_RAW DATA_:
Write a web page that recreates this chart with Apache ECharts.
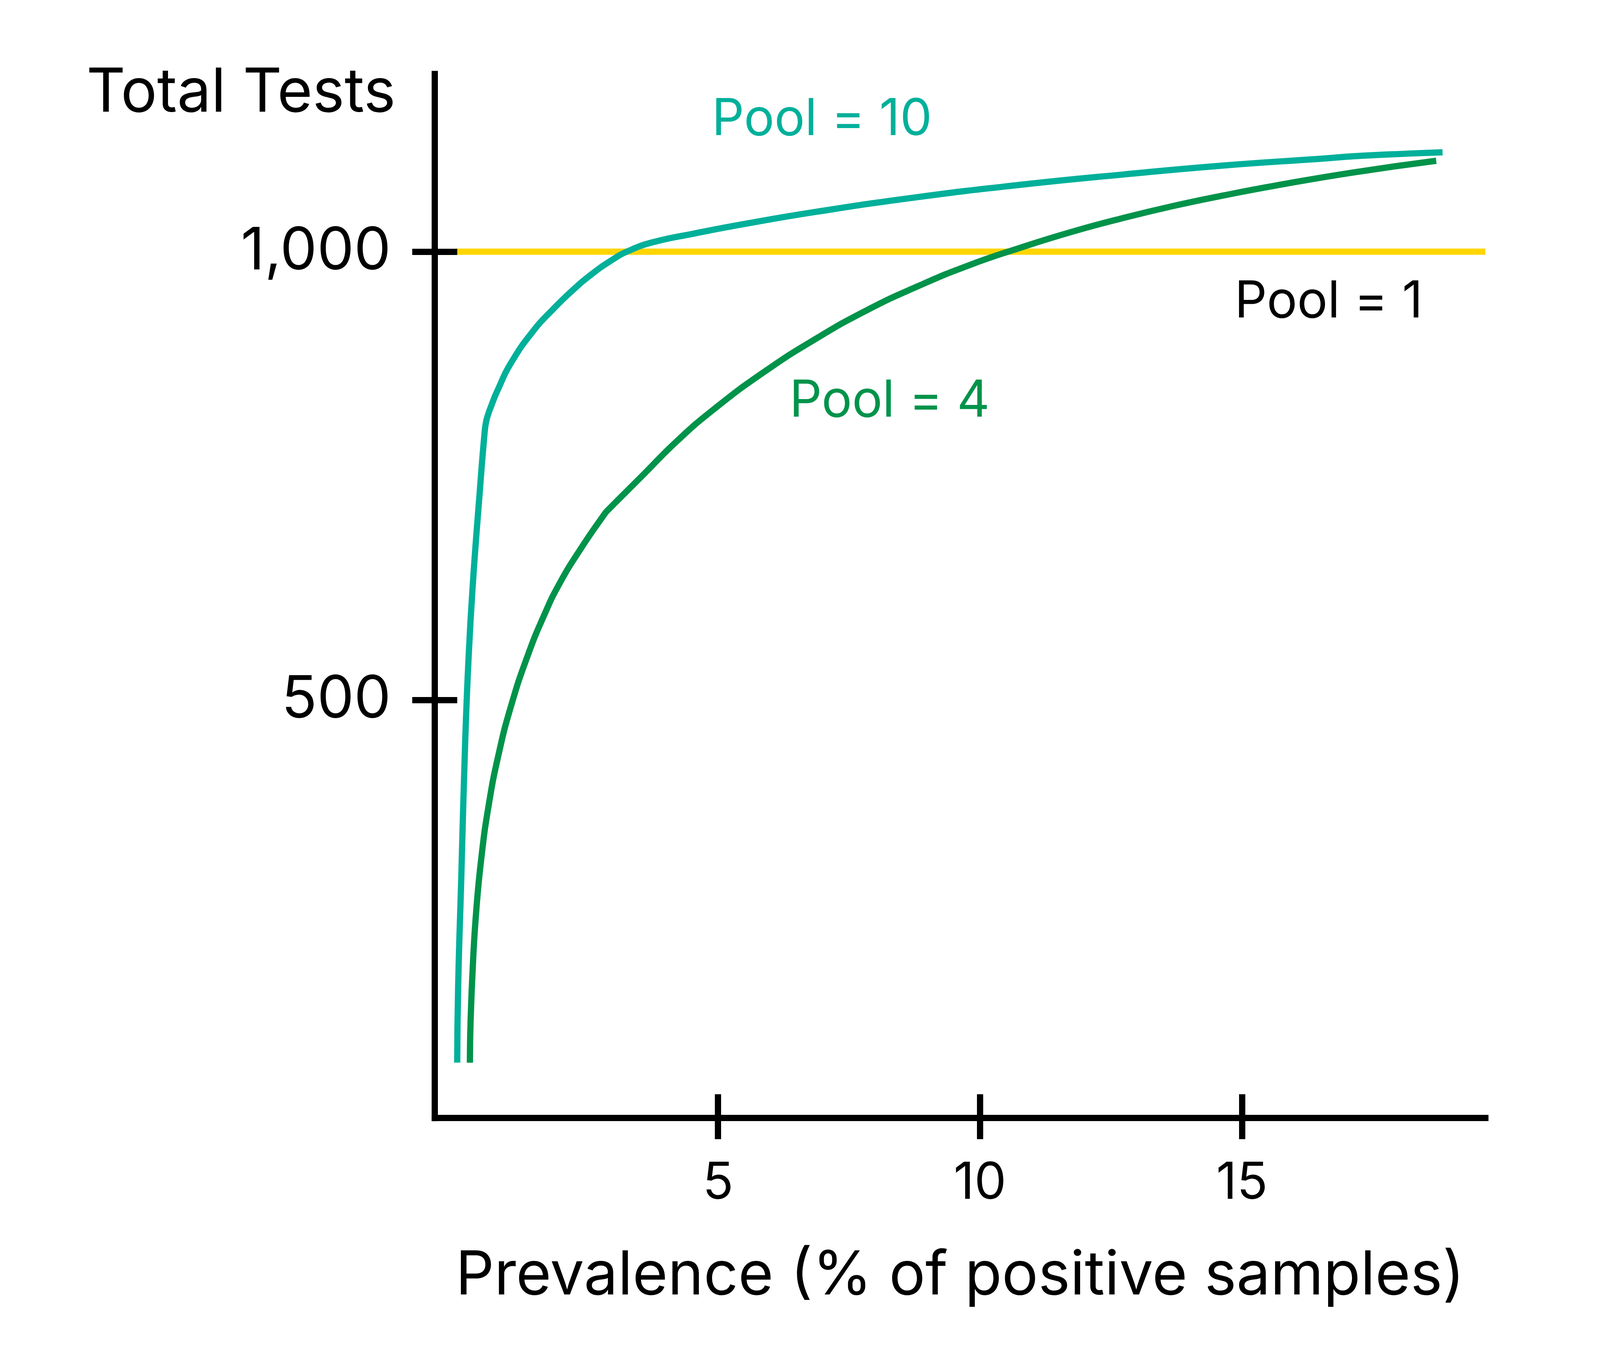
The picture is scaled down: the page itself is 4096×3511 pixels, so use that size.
<!DOCTYPE html>
<html><head><meta charset="utf-8">
<script src="https://cdn.jsdelivr.net/npm/echarts@6/dist/echarts.min.js"></script>
<style>html,body{margin:0;padding:0;background:#fff}#c{width:4096px;height:3511px}</style>
</head><body><div id="c"></div>
<script>
// ---- data ----
const pool10X = [0.022, 0.040, 0.100, 0.172, 0.239, 0.319, 0.452, 0.549, 0.577, 0.612, 0.654, 0.786, 1.066, 1.503, 1.810, 2.200, 2.589, 2.979, 3.271, 3.757, 4.536, 5.510, 6.873, 8.820, 10.767, 12.714, 14.661, 16.608, 17.114, 18.166, 18.828];
const pool10Y = [96.0, 180.5, 302.7, 449.4, 547.2, 628.6, 732.1, 800.9, 811.2, 818.5, 825.4, 844.6, 877.6, 913.8, 933.3, 955.6, 974.9, 990.8, 1000.3, 1010.5, 1020.1, 1030.9, 1044.4, 1060.9, 1074.5, 1085.9, 1096.1, 1104.0, 1106.3, 1109.3, 1110.8];
const pool4X = [0.264, 0.278, 0.325, 0.387, 0.481, 0.615, 0.802, 1.051, 1.374, 1.692, 1.966, 2.355, 2.842, 2.901, 3.563, 4.206, 4.926, 5.899, 6.873, 7.846, 8.820, 9.793, 10.767, 11.741, 12.714, 13.688, 14.661, 15.635, 17.115, 18.707];
const pool4Y = [95.9, 143.7, 209.6, 266.4, 323.3, 380.1, 437.0, 493.8, 550.7, 596.1, 629.1, 666.6, 708.2, 712.1, 750.7, 788.3, 824.6, 866.7, 903.1, 934.9, 961.6, 984.9, 1004.3, 1021.9, 1037.2, 1050.9, 1062.8, 1073.6, 1088.2, 1101.3];
const pool1X = [0, 19.645];
const pool1Y = [1000, 1000];
const xTicks = [5, 10, 15];
const xTickLabels = ['5', '10', '15'];
const yTicks = [500, 1000];
const yTickLabels = ['500', '1,000'];
const seriesNames = ['Pool = 10', 'Pool = 4', 'Pool = 1'];
const xAxisName = 'Prevalence (% of positive samples)';
const yAxisName = 'Total Tests';

// ---- styling ----
const FONT = 'Inter';
const TEAL = '#00B09A', GREEN = '#00934A', YELLOW = '#FFD500', BLACK = '#000000';
const AXW = 16;
const X_MIN = -0.407, X_MAX = 19.645, Y_MIN = 34.2, Y_MAX = 1198;

function zip(xs, ys) { return xs.map((x, i) => [x, ys[i]]); }
function xFmt(v) { const i = xTicks.indexOf(v); return i >= 0 ? xTickLabels[i] : ''; }
function yFmt(v) { const i = yTicks.indexOf(v); return i >= 0 ? yTickLabels[i] : ''; }

const chart = echarts.init(document.getElementById('c'), null, {renderer: 'canvas', width: 4096, height: 3511});

const baseX = {type: 'value', min: X_MIN, max: X_MAX, position: 'bottom', z: 10, splitLine: {show: false}, axisPointer: {show: false}};
const baseY = {type: 'value', min: Y_MIN, max: Y_MAX, position: 'left', z: 10, splitLine: {show: false}, axisPointer: {show: false}};

function labelPoint(coord, text, color) {
  return {
    symbol: 'circle', symbolSize: 0, silent: true, animation: false,
    data: [{coord: coord}],
    label: {show: true, position: 'inside', formatter: text, color: color, fontSize: 130, fontFamily: FONT}
  };
}

const option = {
  animation: false,
  backgroundColor: '#ffffff',
  grid: {left: 1112.9, right: 293.5, top: 189.6, bottom: 647.8, containLabel: false, outerBoundsMode: 'none'},
  xAxis: [
    Object.assign({}, baseX, {
      axisLine: {show: true, onZero: false, lineStyle: {color: BLACK, width: AXW, cap: 'square'}},
      axisTick: {show: true, inside: false, length: 54, customValues: xTicks, lineStyle: {color: BLACK, width: AXW}},
      axisLabel: {show: true, customValues: xTicks, formatter: xFmt, margin: 103, color: BLACK, fontSize: 130, fontFamily: FONT},
      name: xAxisName, nameLocation: 'middle', nameGap: 328, nameMoveOverlap: false,
      nameTextStyle: {color: BLACK, fontSize: 155, fontFamily: FONT}
    }),
    Object.assign({}, baseX, {
      axisLine: {show: false, onZero: false},
      axisTick: {show: true, inside: true, length: 61, customValues: xTicks, lineStyle: {color: BLACK, width: AXW}},
      axisLabel: {show: false}
    })
  ],
  yAxis: [
    Object.assign({}, baseY, {
      axisLine: {show: true, onZero: false, lineStyle: {color: BLACK, width: AXW, cap: 'square'}},
      axisTick: {show: true, inside: false, length: 57.6, customValues: yTicks, lineStyle: {color: BLACK, width: AXW}},
      axisLabel: {show: true, customValues: yTicks, formatter: yFmt, margin: 112, color: BLACK, fontSize: 150, fontFamily: FONT},
      name: yAxisName, nameLocation: 'end', nameGap: -50, nameMoveOverlap: false,
      nameTextStyle: {color: BLACK, fontSize: 155, fontFamily: FONT, align: 'right', verticalAlign: 'middle', padding: [0, 100, 0, 0]}
    }),
    Object.assign({}, baseY, {
      axisLine: {show: false, onZero: false},
      axisTick: {show: true, inside: true, length: 57.6, customValues: yTicks, lineStyle: {color: BLACK, width: AXW}},
      axisLabel: {show: false}
    })
  ],
  series: [
    {
      name: seriesNames[2], type: 'line', xAxisIndex: 0, yAxisIndex: 0, z: 2,
      data: zip(pool1X, pool1Y), showSymbol: false, symbol: 'none',
      lineStyle: {color: YELLOW, width: AXW},
      markPoint: labelPoint([16.655, 943.6], seriesNames[2], BLACK)
    },
    {
      name: seriesNames[1], type: 'line', xAxisIndex: 0, yAxisIndex: 0, z: 3,
      data: zip(pool4X, pool4Y), showSymbol: false, symbol: 'none', smooth: 0.5,
      lineStyle: {color: GREEN, width: AXW},
      markPoint: labelPoint([8.274, 833.2], seriesNames[1], GREEN)
    },
    {
      name: seriesNames[0], type: 'line', xAxisIndex: 0, yAxisIndex: 0, z: 4,
      data: zip(pool10X, pool10Y), showSymbol: false, symbol: 'none', smooth: 0.5,
      lineStyle: {color: TEAL, width: AXW},
      markPoint: labelPoint([6.983, 1146.9], seriesNames[0], TEAL)
    }
  ]
};
chart.setOption(option);
</script>
</body></html>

_PROBLEM DETAILS_:
Identify each line holding the string "that", and copy it out.

_TASK ANSWER_:
Write a web page that recreates this chart with Apache ECharts.
The picture is scaled down: the page itself is 4096×3511 pixels, so use that size.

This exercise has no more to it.